■ **Problem statement**
Sort through the entries below and pull out lines containing the word "this".

****

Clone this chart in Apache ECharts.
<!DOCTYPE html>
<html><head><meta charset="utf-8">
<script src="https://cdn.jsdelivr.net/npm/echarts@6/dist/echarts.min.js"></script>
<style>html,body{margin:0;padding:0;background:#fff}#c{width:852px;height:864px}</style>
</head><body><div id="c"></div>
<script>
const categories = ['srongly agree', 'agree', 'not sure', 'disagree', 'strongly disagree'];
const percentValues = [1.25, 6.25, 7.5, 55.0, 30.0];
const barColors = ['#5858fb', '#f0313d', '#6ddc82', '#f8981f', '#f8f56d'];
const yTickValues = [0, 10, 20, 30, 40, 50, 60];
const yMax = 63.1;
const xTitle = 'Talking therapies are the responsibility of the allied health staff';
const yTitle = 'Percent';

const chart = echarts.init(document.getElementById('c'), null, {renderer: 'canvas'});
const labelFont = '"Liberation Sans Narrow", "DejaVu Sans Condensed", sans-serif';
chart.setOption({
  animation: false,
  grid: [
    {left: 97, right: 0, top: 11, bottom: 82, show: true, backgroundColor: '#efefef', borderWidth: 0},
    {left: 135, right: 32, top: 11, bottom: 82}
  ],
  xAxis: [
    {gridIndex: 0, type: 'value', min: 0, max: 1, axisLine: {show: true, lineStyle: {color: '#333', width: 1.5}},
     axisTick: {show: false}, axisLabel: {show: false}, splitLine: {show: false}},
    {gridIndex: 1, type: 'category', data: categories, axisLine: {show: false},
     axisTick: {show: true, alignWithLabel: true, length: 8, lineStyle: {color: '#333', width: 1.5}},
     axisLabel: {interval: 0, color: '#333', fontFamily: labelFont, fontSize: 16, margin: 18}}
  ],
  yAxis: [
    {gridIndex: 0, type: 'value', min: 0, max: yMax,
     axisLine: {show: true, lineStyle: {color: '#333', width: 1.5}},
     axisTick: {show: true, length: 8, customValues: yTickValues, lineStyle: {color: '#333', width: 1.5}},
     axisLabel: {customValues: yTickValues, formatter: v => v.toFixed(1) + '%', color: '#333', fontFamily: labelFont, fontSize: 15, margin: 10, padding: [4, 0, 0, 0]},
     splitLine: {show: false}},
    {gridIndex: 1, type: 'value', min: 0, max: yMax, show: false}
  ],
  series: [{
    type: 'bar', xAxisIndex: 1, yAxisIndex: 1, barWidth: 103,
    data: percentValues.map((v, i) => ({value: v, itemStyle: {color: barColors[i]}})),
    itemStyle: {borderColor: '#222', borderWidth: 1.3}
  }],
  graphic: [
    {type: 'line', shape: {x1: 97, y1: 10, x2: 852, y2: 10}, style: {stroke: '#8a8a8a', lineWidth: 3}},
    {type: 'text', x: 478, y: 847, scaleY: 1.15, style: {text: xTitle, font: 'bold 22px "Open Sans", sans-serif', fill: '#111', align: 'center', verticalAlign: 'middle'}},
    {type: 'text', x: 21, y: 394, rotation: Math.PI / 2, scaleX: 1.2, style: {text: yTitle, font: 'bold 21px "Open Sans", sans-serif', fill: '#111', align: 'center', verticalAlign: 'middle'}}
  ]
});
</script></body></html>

****

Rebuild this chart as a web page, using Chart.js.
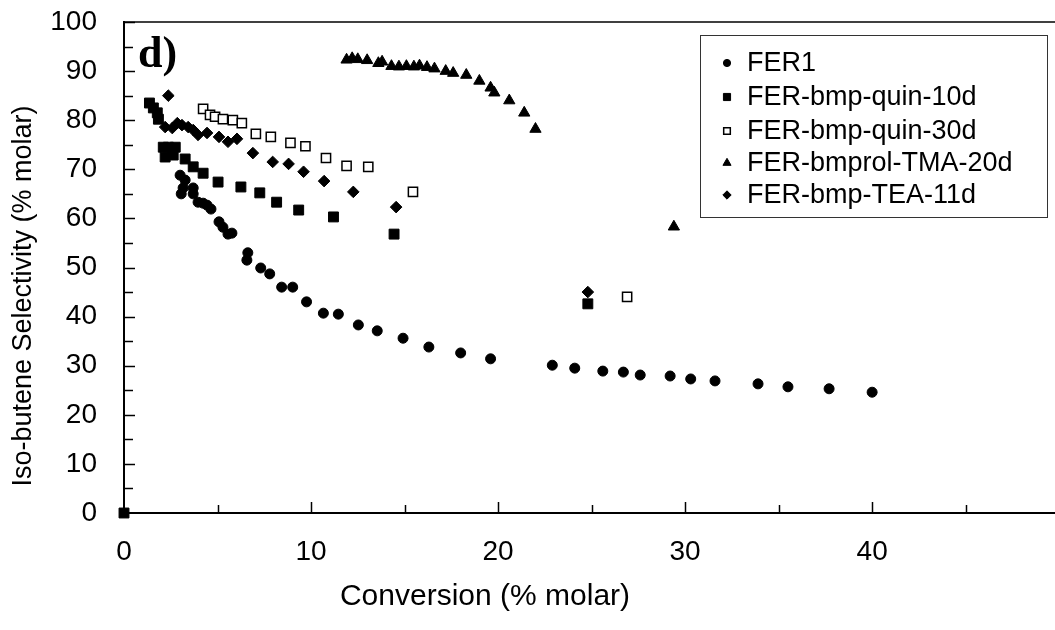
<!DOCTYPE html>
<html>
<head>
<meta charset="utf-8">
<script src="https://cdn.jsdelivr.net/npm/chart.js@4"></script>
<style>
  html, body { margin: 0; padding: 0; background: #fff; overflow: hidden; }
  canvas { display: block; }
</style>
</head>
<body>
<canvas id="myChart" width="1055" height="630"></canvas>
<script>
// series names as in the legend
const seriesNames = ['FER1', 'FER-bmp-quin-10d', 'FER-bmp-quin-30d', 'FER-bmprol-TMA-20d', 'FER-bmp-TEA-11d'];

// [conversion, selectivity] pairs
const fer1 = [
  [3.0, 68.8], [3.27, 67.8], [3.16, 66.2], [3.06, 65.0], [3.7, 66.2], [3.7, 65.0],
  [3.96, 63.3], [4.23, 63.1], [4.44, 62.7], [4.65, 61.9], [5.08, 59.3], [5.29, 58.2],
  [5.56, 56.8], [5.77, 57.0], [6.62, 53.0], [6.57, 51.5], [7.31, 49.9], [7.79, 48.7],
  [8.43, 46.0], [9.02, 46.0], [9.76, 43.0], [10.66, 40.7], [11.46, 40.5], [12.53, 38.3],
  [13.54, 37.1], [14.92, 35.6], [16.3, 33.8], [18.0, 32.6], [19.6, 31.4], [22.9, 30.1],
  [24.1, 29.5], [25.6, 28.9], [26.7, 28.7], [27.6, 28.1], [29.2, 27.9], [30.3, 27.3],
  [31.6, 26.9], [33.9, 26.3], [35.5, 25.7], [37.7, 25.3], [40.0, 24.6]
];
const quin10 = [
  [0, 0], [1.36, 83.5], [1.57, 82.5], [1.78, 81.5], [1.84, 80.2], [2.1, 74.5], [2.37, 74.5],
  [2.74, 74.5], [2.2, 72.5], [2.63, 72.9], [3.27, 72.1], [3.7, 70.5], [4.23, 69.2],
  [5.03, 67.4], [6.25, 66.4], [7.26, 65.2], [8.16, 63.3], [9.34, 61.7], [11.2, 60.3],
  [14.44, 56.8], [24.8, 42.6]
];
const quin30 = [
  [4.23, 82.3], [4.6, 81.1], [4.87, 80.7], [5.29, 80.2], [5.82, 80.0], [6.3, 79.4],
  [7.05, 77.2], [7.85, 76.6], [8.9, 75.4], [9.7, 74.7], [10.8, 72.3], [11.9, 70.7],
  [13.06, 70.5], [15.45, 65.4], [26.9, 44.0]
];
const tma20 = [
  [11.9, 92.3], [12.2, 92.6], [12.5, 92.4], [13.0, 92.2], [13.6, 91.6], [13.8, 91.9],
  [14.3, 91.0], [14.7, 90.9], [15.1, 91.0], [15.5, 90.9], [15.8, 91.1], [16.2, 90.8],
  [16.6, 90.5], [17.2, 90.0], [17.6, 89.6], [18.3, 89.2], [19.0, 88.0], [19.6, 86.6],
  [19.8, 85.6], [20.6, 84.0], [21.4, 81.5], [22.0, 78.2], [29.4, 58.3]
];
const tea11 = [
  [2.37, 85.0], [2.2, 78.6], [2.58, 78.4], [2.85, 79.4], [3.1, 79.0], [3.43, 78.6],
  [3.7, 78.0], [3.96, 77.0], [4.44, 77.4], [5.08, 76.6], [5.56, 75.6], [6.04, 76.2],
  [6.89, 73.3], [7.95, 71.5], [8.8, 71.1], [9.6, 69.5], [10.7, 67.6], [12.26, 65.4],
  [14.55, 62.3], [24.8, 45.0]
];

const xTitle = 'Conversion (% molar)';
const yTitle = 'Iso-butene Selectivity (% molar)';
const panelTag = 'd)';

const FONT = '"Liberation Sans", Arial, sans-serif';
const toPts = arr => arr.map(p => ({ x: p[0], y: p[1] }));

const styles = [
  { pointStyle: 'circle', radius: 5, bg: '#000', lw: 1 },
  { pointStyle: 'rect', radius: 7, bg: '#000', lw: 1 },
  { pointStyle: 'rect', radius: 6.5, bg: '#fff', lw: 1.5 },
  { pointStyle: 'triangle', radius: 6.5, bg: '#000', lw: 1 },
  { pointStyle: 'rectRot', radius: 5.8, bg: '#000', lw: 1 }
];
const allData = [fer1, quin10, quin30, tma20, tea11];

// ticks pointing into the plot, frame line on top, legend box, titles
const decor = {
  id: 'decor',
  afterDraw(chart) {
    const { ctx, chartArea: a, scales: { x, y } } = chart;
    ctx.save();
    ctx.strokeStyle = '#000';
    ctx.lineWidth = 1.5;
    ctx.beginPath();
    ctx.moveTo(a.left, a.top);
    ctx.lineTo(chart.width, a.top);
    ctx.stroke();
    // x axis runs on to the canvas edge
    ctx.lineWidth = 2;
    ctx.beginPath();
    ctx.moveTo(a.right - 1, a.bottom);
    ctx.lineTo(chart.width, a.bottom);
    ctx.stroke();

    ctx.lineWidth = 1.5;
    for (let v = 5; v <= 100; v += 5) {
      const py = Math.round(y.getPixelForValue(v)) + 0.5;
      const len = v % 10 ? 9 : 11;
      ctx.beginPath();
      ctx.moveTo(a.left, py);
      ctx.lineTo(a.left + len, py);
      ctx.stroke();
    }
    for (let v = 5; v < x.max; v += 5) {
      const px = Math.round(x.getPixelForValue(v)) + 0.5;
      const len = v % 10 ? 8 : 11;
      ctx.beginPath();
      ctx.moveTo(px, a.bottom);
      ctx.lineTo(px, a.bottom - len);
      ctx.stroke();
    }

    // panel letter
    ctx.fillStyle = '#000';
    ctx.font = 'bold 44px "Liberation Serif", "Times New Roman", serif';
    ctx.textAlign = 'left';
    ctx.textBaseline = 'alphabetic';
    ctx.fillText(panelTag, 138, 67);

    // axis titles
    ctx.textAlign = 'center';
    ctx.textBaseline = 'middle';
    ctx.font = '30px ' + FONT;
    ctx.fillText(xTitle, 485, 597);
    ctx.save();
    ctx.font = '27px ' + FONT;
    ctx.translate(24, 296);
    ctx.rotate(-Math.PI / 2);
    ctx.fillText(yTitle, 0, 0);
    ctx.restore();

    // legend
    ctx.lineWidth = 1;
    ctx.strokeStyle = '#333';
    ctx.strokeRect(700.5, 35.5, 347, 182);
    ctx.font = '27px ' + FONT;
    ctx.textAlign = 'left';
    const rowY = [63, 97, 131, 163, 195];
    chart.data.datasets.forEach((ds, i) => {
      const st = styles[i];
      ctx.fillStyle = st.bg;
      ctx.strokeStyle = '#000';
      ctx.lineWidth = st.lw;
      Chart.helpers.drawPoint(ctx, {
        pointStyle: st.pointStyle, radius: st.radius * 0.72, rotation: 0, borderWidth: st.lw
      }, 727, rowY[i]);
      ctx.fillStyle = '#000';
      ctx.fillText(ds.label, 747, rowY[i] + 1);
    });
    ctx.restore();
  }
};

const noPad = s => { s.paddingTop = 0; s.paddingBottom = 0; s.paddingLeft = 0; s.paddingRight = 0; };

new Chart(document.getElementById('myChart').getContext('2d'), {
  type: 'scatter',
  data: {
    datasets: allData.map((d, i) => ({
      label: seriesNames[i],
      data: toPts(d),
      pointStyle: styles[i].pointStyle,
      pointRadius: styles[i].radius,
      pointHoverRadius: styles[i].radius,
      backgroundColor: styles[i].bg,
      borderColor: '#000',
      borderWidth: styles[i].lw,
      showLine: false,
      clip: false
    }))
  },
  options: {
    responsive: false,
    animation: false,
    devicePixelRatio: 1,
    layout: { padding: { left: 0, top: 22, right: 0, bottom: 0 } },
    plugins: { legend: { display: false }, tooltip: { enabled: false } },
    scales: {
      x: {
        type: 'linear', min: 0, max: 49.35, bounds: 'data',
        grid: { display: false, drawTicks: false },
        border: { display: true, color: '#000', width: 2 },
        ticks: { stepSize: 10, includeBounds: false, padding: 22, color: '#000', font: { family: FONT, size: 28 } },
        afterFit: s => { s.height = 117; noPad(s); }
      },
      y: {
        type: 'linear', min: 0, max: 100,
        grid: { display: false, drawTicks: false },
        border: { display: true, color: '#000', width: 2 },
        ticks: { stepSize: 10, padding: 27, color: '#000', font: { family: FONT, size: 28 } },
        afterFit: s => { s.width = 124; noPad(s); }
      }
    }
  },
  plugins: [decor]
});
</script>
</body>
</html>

****

■ **Exercise result**
Clone this chart in Apache ECharts.
Rebuild this chart as a web page, using Chart.js.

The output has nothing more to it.